Tuesday, March 02, 2010

March 2, 2010--I Miss My Curling

Now that the winter Olympics have concluded, I am finding that more than anything else I miss the curling.

When I first tuned in, the sport, the game--whatever it is--looked to me like a souped-up version of shuffleboard. And since I am spending the winter in South Florida, anything resembling shuffleboard or dinner before 5:30 is not a good thing.

If you failed to watch any, curling involves teams of four players each who spend their time sliding polished thick 38 to 44-pound disks of granite along a "sheet" (which is what it's called) about the size of a bowling alley made of smooth ice toward a bulls-eye-like target, a 12-foot diameter series of four concentric circles--the "house" is what it is called. Each side "delivers" (that's what it's called) a total of eight "rocks" (that's what they are called) toward the center of the house, the "button" (which is what it is called). After all are delivered, the team with the rock closest to the button scores points.

At first, though intrigued, I did not know any of the nomenclature, how it was determined if the winning team scored one or two or more points, or what the "hammer" was that the announcers were making such a big deal about. (It's the last of the total of 16 rocks delivered and gives the team that has and delivers it a decided scoring advantage). I also had no idea what "ends" were (apparently they are like baseball innings or bowling frames) nor how many of them constituted a full game (10, plus extra ends, again like baseball, if the score is tied after 10).

More than anything else I had no idea what all the frantic brushing was about, an energetic, strangely domestic-seeming activity fastidiously carried out by at least two team members who clear the path of "pebbles" (water beads on the ice) toward the button ahead of the slowing curling rock. Curling, get it? Hence the name of the game. And a game it is as well as a sport.

The curling, or slow spin imparted to the rock by the deliverer is not for aesthetics. As I found myself getting more and more drawn into the sport ("addicted" is only a slightly exaggerated way of describing my condition--I confess to spending hours every day transfixed in front of the TV screen), I realized that the spin, or curl, enables it to trace a curved path along the ice and thus, if done with great skill--and this includes the brushing--causes it to thread its way toward the center of the house by skirting around other rocks already delivered that remain on the ice and block access to the button.

By the second week of my curling obsession I began to understand some of the strategy and subtler techniques. I even heard curling compared to chess: a team knowing it has the hammer (or doesn't), knowing they and their opponents have eight rocks each in an end, anticipating how two or three or even four rocks ahead might be delivered, deliver their own in a pattern and "weight" (speed) that takes these possibilities into consideration.

And this strategy very much includes directing one's rocks toward those of the other team where, forgive me, shuffleboard-like, a carefully-delivered rock is able to knock an opponent's away from the button via a basic law of physics--the law of equal-and-opposite reaction where an opponent's rock or two or even three, in a sort of chain reaction, is blasted away and yours, stopped short in its track by the collision because or the transfer of momentum from your rock to theirs, remains where it took place close to the button. These double- or triple- "take-outs" as they are called are, well, magnificent.

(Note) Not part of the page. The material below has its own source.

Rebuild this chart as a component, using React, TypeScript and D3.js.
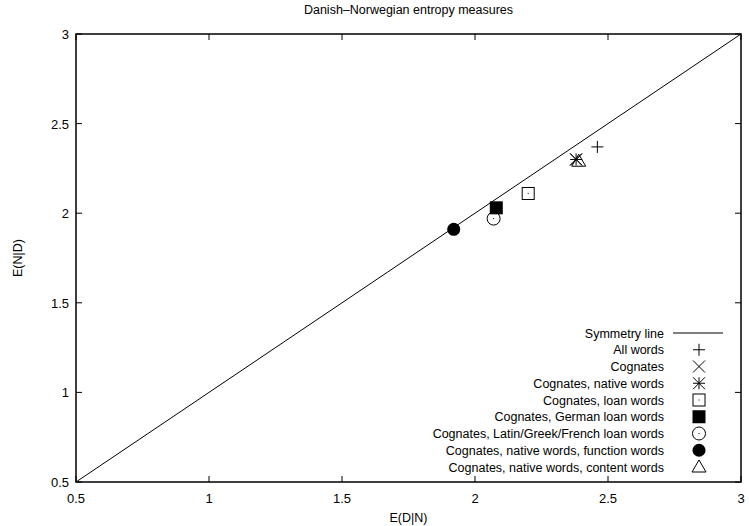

And they are as exciting to a curling-crazed fan such as I now am as the four-man bobsled, the downhill, the half-pipe, hockey, the luge, Nordic combined, or the skeleton (don't ask).

I even did a little reading about the history of curling; and the old English Lit major in me loved learning that it originated in Scotland in the mid 16th century and that at first it involved sliding naturally-formed river rocks across the many frozen lochs and ponds of the late Middle Ages. I even learned that the best granite for fabricating rocks, ailsite granite, continues to be Scottish, from Ailsa Craig off the Ayshire coast, but that environmental concerns have nearly halted its quarrying. This so upset me that I am considering giving up my membership in the Sierra Club.

But there was one little hiccup, admittedly a silly one, that nearly spoiled of my daily fun. From the attached New York Times article I learned that many Wall Streeters also became attached to curling. Thus my bit of upset--I didn't entirely like being associated in this or any other way with these guys who brought us the Great Recession.

They got hooked in part because CNBC, the financial network most of them watch during the day, for the past two weeks preempted much of its normal programming to expand NBC's Olympic coverage.

And curling more than any other sport was broadcast in place of Squawk Box, Power Lunch, and the Closing Bell. And so, instead of Maria Bartiromo, they got to know and look in on the captains of the Canadian and U.S teams--"Skip" for "skipper" (that's what they call them) Kevin Martin and "Skip" John Shuster.

Maria's back now and though I like to check her out every day, I do miss seeing the Kevin Martin and his teammates taking on the world. So successfully, in fact, that they took home the gold.